● PROBLEM REQUIREMENTS
Your output must be the lines below from the line containing "What Bokeh code" to the line containing "from bokeh.resources import INLINE", both lines included, reproduced exactly and without pictures.

● RECORDED INFORMATION
------------------------------------------------------------------------
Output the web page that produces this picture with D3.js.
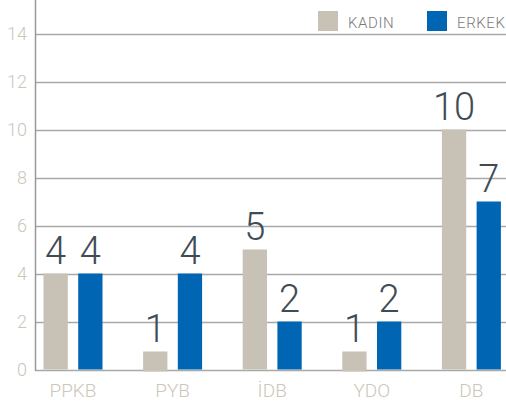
<!DOCTYPE html>
<html><head><meta charset="utf-8">
<script src="https://cdn.jsdelivr.net/npm/d3@7/dist/d3.min.js"></script>
<style>html,body{margin:0;padding:0;background:#fff;overflow:hidden}svg{display:block;font-family:Roboto,"Open Sans",sans-serif}</style>
</head><body><svg id="c" width="506" height="404"></svg>
<script>
const categories = ["PPKB", "PYB", "İDB", "YDO", "DB"];
const seriesNames = ["KADIN", "ERKEK"];
const kadin = [4, 1, 5, 1, 10];
const erkek = [4, 4, 2, 2, 7];
// bar heights as drawn in the picture (the "1" bars are drawn shorter)
const kadinBar = [4, 0.75, 5, 0.75, 10];
const erkekBar = [4, 4, 2, 2, 7];
const yTicks = [0, 2, 4, 6, 8, 10, 12, 14];
const colors = ["#c8c1b6", "#0066b3"];

const svg = d3.select("#c");
const y = d3.scaleLinear().domain([0, 14]).range([369.5, 33.5]);
const x0 = d3.scaleBand().domain(categories).range([23.2, 521.2]).padding(0);
const groupW = 59;
const x1 = d3.scaleBand().domain(seriesNames).range([0, groupW]).paddingInner(0.3);
const axisX = 35;

// gridlines
svg.append("g").selectAll("line").data(yTicks).join("line")
  .attr("x1", axisX).attr("x2", 506)
  .attr("y1", d => Math.round(y(d)) + 0.5).attr("y2", d => Math.round(y(d)) + 0.5)
  .attr("stroke", "#a9a9a9").attr("stroke-width", 1.5);

// y axis line
svg.append("line").attr("x1", axisX + 0.5).attr("x2", axisX + 0.5).attr("y1", 0).attr("y2", 371)
  .attr("stroke", "#999").attr("stroke-width", 1.5);

// y tick labels
svg.append("g").selectAll("text").data(yTicks).join("text")
  .attr("x", 27).attr("y", d => y(d)).attr("dy", "0.36em")
  .attr("text-anchor", "end").attr("fill", "#cdc6bb")
  .attr("font-size", 18).attr("font-weight", 300)
  .text(d => d);

const rows = categories.map((c, i) => ({
  cat: c,
  vals: [
    {s: "KADIN", v: kadin[i], b: kadinBar[i], col: colors[0]},
    {s: "ERKEK", v: erkek[i], b: erkekBar[i], col: colors[1]}
  ]
}));

const groups = svg.append("g").selectAll("g").data(rows).join("g")
  .attr("transform", d => `translate(${x0(d.cat) + (x0.bandwidth() - groupW) / 2},0)`);

groups.selectAll("rect").data(d => d.vals).join("rect")
  .attr("x", d => x1(d.s)).attr("width", x1.bandwidth())
  .attr("y", d => y(d.b)).attr("height", d => y(0) - y(d.b) + (d.b < 1 ? 2 : 0))
  .attr("fill", d => d.col);

groups.selectAll("text").data(d => d.vals).join("text")
  .attr("x", d => x1(d.s) + x1.bandwidth() / 2)
  .attr("y", d => y(d.b) - 10)
  .attr("text-anchor", "middle").attr("fill", "#3f4c56")
  .attr("font-size", 38).attr("font-weight", 300)
  .text(d => d.v);

// category labels
svg.append("g").selectAll("text").data(categories).join("text")
  .attr("x", d => x0(d) + x0.bandwidth() / 2).attr("y", 397)
  .attr("text-anchor", "middle").attr("fill", "#cdc6bb")
  .attr("font-size", 19).attr("font-weight", 300)
  .text(d => d);

// legend
const legX = [318, 427];
const leg = svg.append("g").selectAll("g").data(seriesNames).join("g")
  .attr("transform", (d, i) => `translate(${legX[i]},11)`);
leg.append("rect").attr("width", 20).attr("height", 20).attr("fill", (d, i) => colors[i]);
leg.append("text").attr("x", 30).attr("y", 17).attr("fill", "#7a7a7a")
  .attr("font-size", 15).attr("font-weight", 300).attr("letter-spacing", 0.6).text(d => d);
</script></body></html>
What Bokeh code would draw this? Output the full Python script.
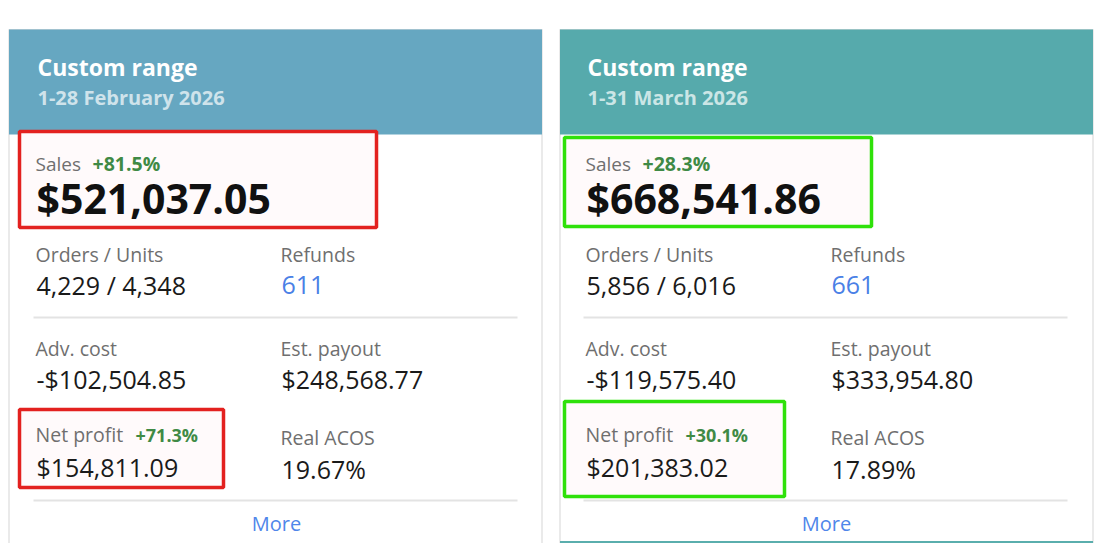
from bokeh.plotting import figure
from bokeh.models import ColumnDataSource, Range1d
from bokeh.core.properties import value
from bokeh.embed import file_html
from bokeh.resources import INLINE

# ---------------- data ----------------
card_titles = ["Custom range", "Custom range"]
periods = ["1-28 February 2026", "1-31 March 2026"]
sales = [521037.05, 668541.86]
sales_change = [81.5, 28.3]
orders = [4229, 5856]
units = [4348, 6016]
refunds = [611, 661]
adv_cost = [-102504.85, -119575.40]
est_payout = [248568.77, 333954.80]
net_profit = [154811.09, 201383.02]
net_profit_change = [71.3, 30.1]
real_acos = [19.67, 17.89]
metric_labels = ["Orders / Units", "Refunds", "Adv. cost", "Est. payout", "Net profit", "Real ACOS"]
sales_label = "Sales"
link_label = "More"


def money(v):
    return ("-" if v < 0 else "") + "${:,.2f}".format(abs(v))


def pct(v, sign=False):
    return ("+" if sign else "") + "{:.1f}%".format(v)

# ---------------- layout / style ----------------
W, H = 1096, 543
FONT = value("Open Sans")
card_left = [8.5, 559.5]
card_right = [541.5, 1092.5]
header_colors = ["#66a7c1", "#56aaac"]
period_colors = ["#cfe3eb", "#cbe6e6"]
box_colors = ["#e3211f", "#2fe10a"]
text_x = [36, 586]
col2_dx = 245
sales_delta_dx = [56, 56]
net_delta_dx = [99, 99]
sales_box = [(19, 376, 131, 227), (564, 871, 137, 226)]
net_box = [(19, 223, 409, 487), (564, 784, 401, 496)]

TOP, HEAD_B, BOT = 29, 134, 560

SZ_TITLE, SZ_DATE = 23, 20
SZ_SALES_LAB, SZ_SALES_DELTA, SZ_SALES_VAL = 19, 19.5, 41
SZ_LAB, SZ_VAL, SZ_NET_DELTA, SZ_MORE = 19.5, 25, 18, 20


def by(baseline, size):
    """Shift so that the rendered alphabetic baseline lands on `baseline`."""
    return baseline - 0.36 * size


p = figure(width=W, height=H, x_range=Range1d(0, W), y_range=Range1d(H, 0),
           output_backend="svg", toolbar_location=None, min_border=0)
p.axis.visible = False
p.grid.visible = False
p.outline_line_color = None
p.background_fill_color = "white"
p.border_fill_color = "white"

n = len(card_titles)
# card frames
p.quad(left=card_left, right=card_right, top=[TOP] * n, bottom=[BOT] * n,
       fill_color="white", line_color="#dcdcdc", line_width=1.2)
# teal bottom edge of the second card
p.segment(x0=[card_left[1]], x1=[card_right[1]], y0=[541.5], y1=[541.5],
          line_color="#5aaead", line_width=2)
# headers
p.quad(left=card_left, right=card_right, top=[TOP] * n, bottom=[HEAD_B] * n,
       fill_color=header_colors, line_color=None)

# header text
p.text(x=[t + 1 for t in text_x], y=[by(75, SZ_TITLE)] * n, text=card_titles, text_font=FONT,
       text_font_size=f"{SZ_TITLE}px", text_font_style="bold", text_color="white",
       text_baseline="alphabetic")
p.text(x=[t + 1 for t in text_x], y=[by(104, SZ_DATE)] * n, text=periods, text_font=FONT,
       text_font_size=f"{SZ_DATE}px", text_font_style="bold", text_color=period_colors,
       text_baseline="alphabetic")

# highlight boxes (fill)
for boxes in (sales_box, net_box):
    p.quad(left=[b[0] for b in boxes], right=[b[1] for b in boxes],
           top=[b[2] for b in boxes], bottom=[b[3] for b in boxes],
           fill_color="#fffafb", line_color=None)

# Sales block
p.text(x=[t - 1 for t in text_x], y=[by(170, SZ_SALES_LAB)] * n, text=[sales_label] * n,
       text_font=FONT, text_font_size=f"{SZ_SALES_LAB}px", text_color="#6f6f6f",
       text_baseline="alphabetic")
p.text(x=[t + d for t, d in zip(text_x, sales_delta_dx)], y=[by(170, SZ_SALES_DELTA)] * n,
       text=[pct(v, True) for v in sales_change], text_font=FONT,
       text_font_size=f"{SZ_SALES_DELTA}px", text_font_style="bold", text_color="#3f8a45",
       text_baseline="alphabetic")
p.text(x=text_x, y=[by(212, SZ_SALES_VAL)] * n, text=[money(v) for v in sales], text_font=FONT,
       text_font_size=f"{SZ_SALES_VAL}px", text_font_style="bold", text_color="#111111",
       text_baseline="alphabetic")

# metric grid
lab_x, lab_y, lab_t = [], [], []
val_x, val_y, val_t, val_c = [], [], [], []
label_base = [261, 261, 355, 355, 441, 444]
value_base = [293, 293, 387, 387, 475, 477]
for i in range(n):
    vals = [
        "{:,} / {:,}".format(orders[i], units[i]),
        "{}".format(refunds[i]),
        money(adv_cost[i]),
        money(est_payout[i]),
        money(net_profit[i]),
        "{:.2f}%".format(real_acos[i]),
    ]
    for k in range(6):
        x = text_x[i] + (col2_dx if k % 2 else 0)
        lab_x.append(x - 1); lab_y.append(by(label_base[k], SZ_LAB)); lab_t.append(metric_labels[k])
        val_x.append(x); val_y.append(by(value_base[k], SZ_VAL)); val_t.append(vals[k])
        val_c.append("#4a80e6" if k == 1 else "#1a1a1a")

p.text(x=lab_x, y=lab_y, text=lab_t, text_font=FONT, text_font_size=f"{SZ_LAB}px",
       text_color="#6f6f6f", text_baseline="alphabetic")
p.text(x="x", y="y", text="t", source=ColumnDataSource(dict(x=val_x, y=val_y, t=val_t, c=val_c)),
       text_color="c", text_font=FONT, text_font_size=f"{SZ_VAL}px", text_baseline="alphabetic")

# net profit delta
p.text(x=[t + d for t, d in zip(text_x, net_delta_dx)], y=[by(441, SZ_NET_DELTA)] * n,
       text=[pct(v, True) for v in net_profit_change], text_font=FONT,
       text_font_size=f"{SZ_NET_DELTA}px", text_font_style="bold", text_color="#3f8a45",
       text_baseline="alphabetic")

# dividers
for yy in (317, 500):
    p.segment(x0=[t - 3 for t in text_x], x1=[t + 481 for t in text_x], y0=[yy] * n, y1=[yy] * n,
              line_color="#e3e3e3", line_width=2)

# More link
p.text(x=[t + 240 for t in text_x], y=[by(530, SZ_MORE)] * n, text=[link_label] * n, text_font=FONT,
       text_font_size=f"{SZ_MORE}px", text_color="#4f86ea", text_align="center",
       text_baseline="alphabetic")

# highlight box outlines
for boxes in (sales_box, net_box):
    p.quad(left=[b[0] for b in boxes], right=[b[1] for b in boxes],
           top=[b[2] for b in boxes], bottom=[b[3] for b in boxes],
           fill_color=None, line_color=box_colors, line_width=3.5)

open("out.html", "w").write(file_html(p, INLINE))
------------------------------------------------------------------------
● EXERCISE OUTPUT
What Bokeh code would draw this? Output the full Python script.
from bokeh.plotting import figure
from bokeh.models import ColumnDataSource, Range1d
from bokeh.core.properties import value
from bokeh.embed import file_html
from bokeh.resources import INLINE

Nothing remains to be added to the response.